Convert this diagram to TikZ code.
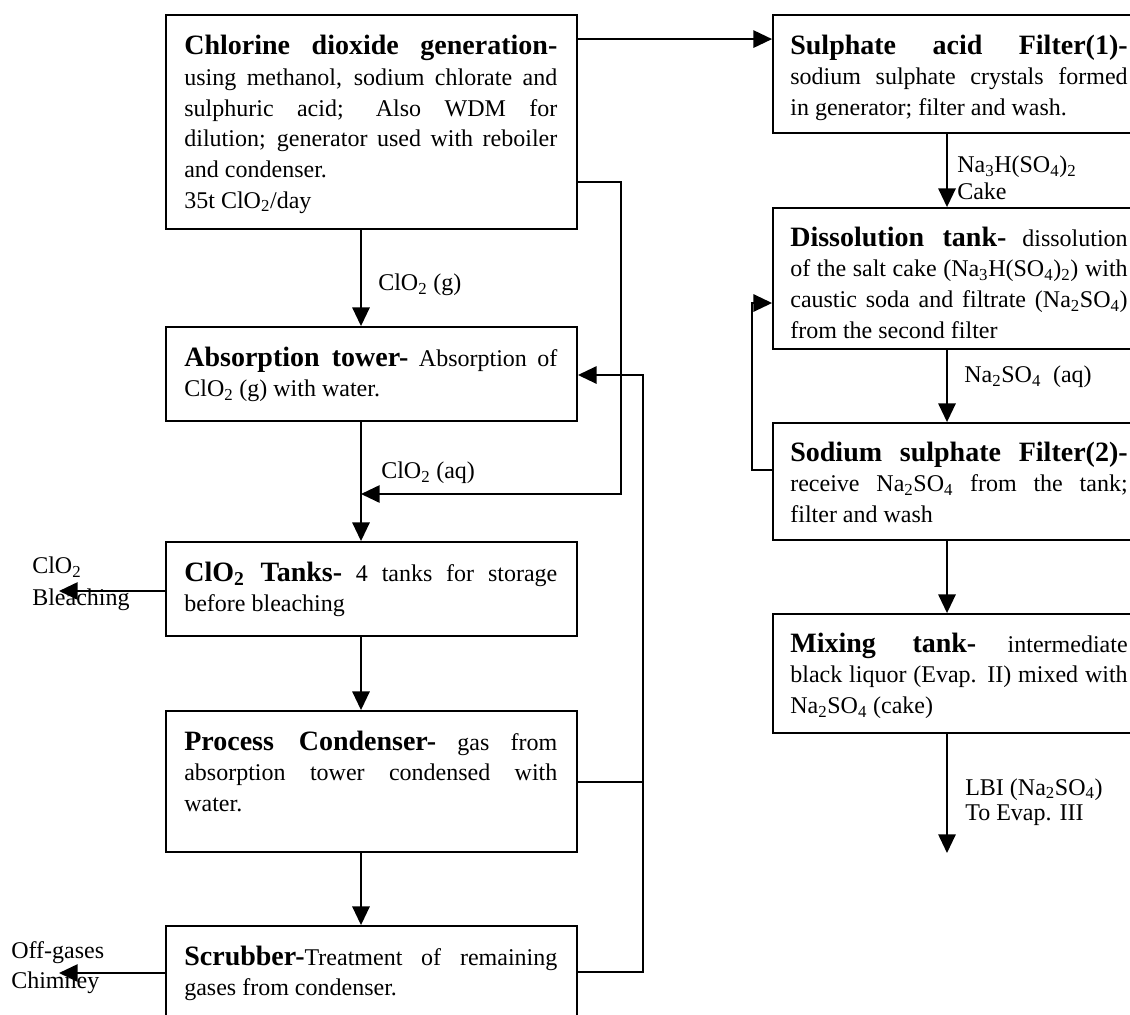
\documentclass[tikz,border=0pt]{standalone}
\usepackage{fontspec}
\setmainfont{Liberation Serif}
\usetikzlibrary{arrows.meta,fit}

% allow widely stretched justified lines without complaints
\tolerance=9999
\hbadness=10000

% bold heading of a process box
\newcommand\hd[1]{{\fontsize{21}{23}\selectfont\bfseries #1}}
% chemical subscript in the text font
\newcommand\sbs[1]{\textsubscript{#1}}

\begin{document}
\begin{tikzpicture}[x=0.75pt,y=-0.75pt,
  box/.style={draw, line width=1.4pt, inner sep=0pt},
  txt/.style={anchor=north west, inner sep=0pt, align=justify,
    font=\fontsize{18}{23}\selectfont},
  ltxt/.style={txt, text width=279.75pt},
  rtxt/.style={txt, text width=253pt},
  lab/.style={inner sep=0pt, anchor=west, align=left},
  flow/.style={line width=1.4pt, -{Triangle[length=14pt,width=13pt]}},
  pipe/.style={line width=1.4pt}]

\useasboundingbox (0,0) rectangle (1130,1014);
\clip (0,0) rectangle (1130,1014);

% ---- process boxes: chlorine dioxide line (left) ----
\node[box, fit={(166,15)(577,229)}]  (gen)   {};
\node[box, fit={(166,327)(577,421)}] (abs)   {};
\node[box, fit={(166,542)(577,636)}] (tank)  {};
\node[box, fit={(166,711)(577,852)}] (cond)  {};
\node[box, fit={(166,926)(577,1030)}] (scrub) {};

% ---- process boxes: sodium sulphate line (right) ----
\node[box, fit={(773,15)(1145,133)}]  (filt1) {};
\node[box, fit={(773,208)(1145,349)}] (diss)  {};
\node[box, fit={(773,423)(1145,540)}] (filt2) {};
\node[box, fit={(773,614)(1145,733)}] (mix)   {};

% ---- box texts ----
\node[ltxt] (genT) at ([shift={(19,19)}]gen.north west)
  {\strut\hd{Chlorine dioxide generation-}\linebreak
   using methanol, sodium chlorate and\linebreak
   sulphuric acid; Also WDM for\linebreak
   dilution; generator used with reboiler\linebreak
   and condenser.\\
   35t ClO\sbs{2}/day};
\node[ltxt] (absT) at ([shift={(19,18.5)}]abs.north west)
  {\strut\hd{Absorption tower-} Absorption of\linebreak
   ClO\sbs{2} (g) with water.};
\node[ltxt] (tankT) at ([shift={(19,18.5)}]tank.north west)
  {\strut\hd{ClO\sbs{2} Tanks-} 4 tanks for storage\linebreak
   before bleaching};
\node[ltxt] (condT) at ([shift={(19,18.5)}]cond.north west)
  {\strut\hd{Process Condenser-} gas from\linebreak
   absorption tower condensed with\linebreak
   water.};
\node[ltxt] (scrubT) at ([shift={(19,18.5)}]scrub.north west)
  {\strut\hd{Scrubber-}Treatment of remaining\linebreak
   gases from condenser.};

\node[rtxt] (filt1T) at ([shift={(18,18.5)}]filt1.north west)
  {\strut\hd{Sulphate acid Filter(1)-}\linebreak
   sodium sulphate crystals formed\linebreak
   in generator; filter and wash.};
\node[rtxt] (dissT) at ([shift={(18,17.5)}]diss.north west)
  {\strut\hd{Dissolution tank-} dissolution\linebreak
   of the salt cake (Na\sbs{3}H(SO\sbs{4})\sbs{2}) with\linebreak
   caustic soda and filtrate (Na\sbs{2}SO\sbs{4})\linebreak
   from the second filter};
\node[rtxt] (filt2T) at ([shift={(18,17.5)}]filt2.north west)
  {\strut\hd{Sodium sulphate Filter(2)-}\linebreak
   receive Na\sbs{2}SO\sbs{4} from the tank;\linebreak
   filter and wash};
\node[rtxt] (mixT) at ([shift={(18,17.5)}]mix.north west)
  {\strut\hd{Mixing tank-} intermediate\linebreak
   black liquor (Evap. II) mixed with\linebreak
   Na\sbs{2}SO\sbs{4} (cake)};

% ---- axes of the two main flows ----
\coordinate (xL) at (361,0);
\coordinate (xR) at (947,0);

% ---- left line connectors ----
\draw[flow] ([shift={(0,25)}]gen.north east) -- ([shift={(0,25)}]filt1.north west);
\draw[flow] (gen.south -| xL) -- (abs.north -| xL);
\coordinate (jA) at (621,494);
\draw[flow] ([shift={(0,168)}]gen.north east) -| (jA) -- (jA -| xL);
\draw[flow] (abs.south -| xL) -- (tank.north -| xL);
\coordinate (bleach) at (59,591);
\draw[flow] (tank.west |- bleach) -- (bleach);
\draw[flow] (tank.south -| xL) -- (cond.north -| xL);
\draw[flow] (cond.south -| xL) -- (scrub.north -| xL);
\coordinate (jB) at (643,375);
\draw[flow] ([shift={(0,47)}]scrub.north east) -| (jB) -- (jB -| abs.east);
\coordinate (cJ) at ([shift={(0,72)}]cond.north east);
\draw[pipe] (cJ) -- (cJ -| jB);
\coordinate (offg) at (59,973);
\draw[flow] (scrub.west |- offg) -- (offg);

% ---- right line connectors ----
\draw[flow] (filt1.south -| xR) -- (diss.north -| xR);
\draw[flow] (diss.south -| xR) -- (filt2.north -| xR);
\coordinate (jC) at (752,303);
\draw[flow] ([shift={(0,48)}]filt2.north west) -| (jC) -- (jC -| diss.west);
\draw[flow] (filt2.south -| xR) -- (mix.north -| xR);
\coordinate (lbiEnd) at (947,853);
\draw[flow] (mix.south -| xR) -- (lbiEnd);

% ---- stream labels ----
\node[lab, font=\fontsize{18}{23}\selectfont] (lg)  at (378,285) {ClO\sbs{2} (g)};
\node[lab, font=\fontsize{18}{23}\selectfont] (laq) at (381,473) {ClO\sbs{2} (aq)};
\node[lab, font=\fontsize{18}{24}\selectfont] (lbl) at (32,584) {ClO\sbs{2}\\Bleaching};
\node[lab, font=\fontsize{18}{22.5}\selectfont] (loff) at (11,968) {Off-gases\\Chimney};
\node[lab, font=\fontsize{18}{20}\selectfont] (lcake) at (957,178) {Na\sbs{3}H(SO\sbs{4})\sbs{2}\\Cake};
\node[lab, font=\fontsize{18}{23}\selectfont] (lna) at (964,377) {Na\sbs{2}SO\sbs{4}\ \ (aq)};
\node[lab, font=\fontsize{18}{19}\selectfont] (llbi) at (965,802) {LBI (Na\sbs{2}SO\sbs{4})\\To Evap. III};

\end{tikzpicture}
\end{document}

# [Exercise brief]
Skip the pictures, then retype every line above exactly.

# [Output of the task]
Convert this diagram to TikZ code.
\documentclass[tikz,border=0pt]{standalone}
\usepackage{fontspec}
\setmainfont{Liberation Serif}
\usetikzlibrary{arrows.meta,fit}

% allow widely stretched justified lines without complaints
\tolerance=9999
\hbadness=10000

% bold heading of a process box
\newcommand\hd[1]{{\fontsize{21}{23}\selectfont\bfseries #1}}
% chemical subscript in the text font
\newcommand\sbs[1]{\textsubscript{#1}}

\begin{document}
\begin{tikzpicture}[x=0.75pt,y=-0.75pt,
  box/.style={draw, line width=1.4pt, inner sep=0pt},
  txt/.style={anchor=north west, inner sep=0pt, align=justify,
    font=\fontsize{18}{23}\selectfont},
  ltxt/.style={txt, text width=279.75pt},
  rtxt/.style={txt, text width=253pt},
  lab/.style={inner sep=0pt, anchor=west, align=left},
  flow/.style={line width=1.4pt, -{Triangle[length=14pt,width=13pt]}},
  pipe/.style={line width=1.4pt}]

\useasboundingbox (0,0) rectangle (1130,1014);
\clip (0,0) rectangle (1130,1014);

% ---- process boxes: chlorine dioxide line (left) ----
\node[box, fit={(166,15)(577,229)}]  (gen)   {};
\node[box, fit={(166,327)(577,421)}] (abs)   {};
\node[box, fit={(166,542)(577,636)}] (tank)  {};
\node[box, fit={(166,711)(577,852)}] (cond)  {};
\node[box, fit={(166,926)(577,1030)}] (scrub) {};

% ---- process boxes: sodium sulphate line (right) ----
\node[box, fit={(773,15)(1145,133)}]  (filt1) {};
\node[box, fit={(773,208)(1145,349)}] (diss)  {};
\node[box, fit={(773,423)(1145,540)}] (filt2) {};
\node[box, fit={(773,614)(1145,733)}] (mix)   {};

% ---- box texts ----
\node[ltxt] (genT) at ([shift={(19,19)}]gen.north west)
  {\strut\hd{Chlorine dioxide generation-}\linebreak
   using methanol, sodium chlorate and\linebreak
   sulphuric acid; Also WDM for\linebreak
   dilution; generator used with reboiler\linebreak
   and condenser.\\
   35t ClO\sbs{2}/day};
\node[ltxt] (absT) at ([shift={(19,18.5)}]abs.north west)
  {\strut\hd{Absorption tower-} Absorption of\linebreak
   ClO\sbs{2} (g) with water.};
\node[ltxt] (tankT) at ([shift={(19,18.5)}]tank.north west)
  {\strut\hd{ClO\sbs{2} Tanks-} 4 tanks for storage\linebreak
   before bleaching};
\node[ltxt] (condT) at ([shift={(19,18.5)}]cond.north west)
  {\strut\hd{Process Condenser-} gas from\linebreak
   absorption tower condensed with\linebreak
   water.};
\node[ltxt] (scrubT) at ([shift={(19,18.5)}]scrub.north west)
  {\strut\hd{Scrubber-}Treatment of remaining\linebreak
   gases from condenser.};

\node[rtxt] (filt1T) at ([shift={(18,18.5)}]filt1.north west)
  {\strut\hd{Sulphate acid Filter(1)-}\linebreak
   sodium sulphate crystals formed\linebreak
   in generator; filter and wash.};
\node[rtxt] (dissT) at ([shift={(18,17.5)}]diss.north west)
  {\strut\hd{Dissolution tank-} dissolution\linebreak
   of the salt cake (Na\sbs{3}H(SO\sbs{4})\sbs{2}) with\linebreak
   caustic soda and filtrate (Na\sbs{2}SO\sbs{4})\linebreak
   from the second filter};
\node[rtxt] (filt2T) at ([shift={(18,17.5)}]filt2.north west)
  {\strut\hd{Sodium sulphate Filter(2)-}\linebreak
   receive Na\sbs{2}SO\sbs{4} from the tank;\linebreak
   filter and wash};
\node[rtxt] (mixT) at ([shift={(18,17.5)}]mix.north west)
  {\strut\hd{Mixing tank-} intermediate\linebreak
   black liquor (Evap. II) mixed with\linebreak
   Na\sbs{2}SO\sbs{4} (cake)};

% ---- axes of the two main flows ----
\coordinate (xL) at (361,0);
\coordinate (xR) at (947,0);

% ---- left line connectors ----
\draw[flow] ([shift={(0,25)}]gen.north east) -- ([shift={(0,25)}]filt1.north west);
\draw[flow] (gen.south -| xL) -- (abs.north -| xL);
\coordinate (jA) at (621,494);
\draw[flow] ([shift={(0,168)}]gen.north east) -| (jA) -- (jA -| xL);
\draw[flow] (abs.south -| xL) -- (tank.north -| xL);
\coordinate (bleach) at (59,591);
\draw[flow] (tank.west |- bleach) -- (bleach);
\draw[flow] (tank.south -| xL) -- (cond.north -| xL);
\draw[flow] (cond.south -| xL) -- (scrub.north -| xL);
\coordinate (jB) at (643,375);
\draw[flow] ([shift={(0,47)}]scrub.north east) -| (jB) -- (jB -| abs.east);
\coordinate (cJ) at ([shift={(0,72)}]cond.north east);
\draw[pipe] (cJ) -- (cJ -| jB);
\coordinate (offg) at (59,973);
\draw[flow] (scrub.west |- offg) -- (offg);

% ---- right line connectors ----
\draw[flow] (filt1.south -| xR) -- (diss.north -| xR);
\draw[flow] (diss.south -| xR) -- (filt2.north -| xR);
\coordinate (jC) at (752,303);
\draw[flow] ([shift={(0,48)}]filt2.north west) -| (jC) -- (jC -| diss.west);
\draw[flow] (filt2.south -| xR) -- (mix.north -| xR);
\coordinate (lbiEnd) at (947,853);
\draw[flow] (mix.south -| xR) -- (lbiEnd);

% ---- stream labels ----
\node[lab, font=\fontsize{18}{23}\selectfont] (lg)  at (378,285) {ClO\sbs{2} (g)};
\node[lab, font=\fontsize{18}{23}\selectfont] (laq) at (381,473) {ClO\sbs{2} (aq)};
\node[lab, font=\fontsize{18}{24}\selectfont] (lbl) at (32,584) {ClO\sbs{2}\\Bleaching};
\node[lab, font=\fontsize{18}{22.5}\selectfont] (loff) at (11,968) {Off-gases\\Chimney};
\node[lab, font=\fontsize{18}{20}\selectfont] (lcake) at (957,178) {Na\sbs{3}H(SO\sbs{4})\sbs{2}\\Cake};
\node[lab, font=\fontsize{18}{23}\selectfont] (lna) at (964,377) {Na\sbs{2}SO\sbs{4}\ \ (aq)};
\node[lab, font=\fontsize{18}{19}\selectfont] (llbi) at (965,802) {LBI (Na\sbs{2}SO\sbs{4})\\To Evap. III};

\end{tikzpicture}
\end{document}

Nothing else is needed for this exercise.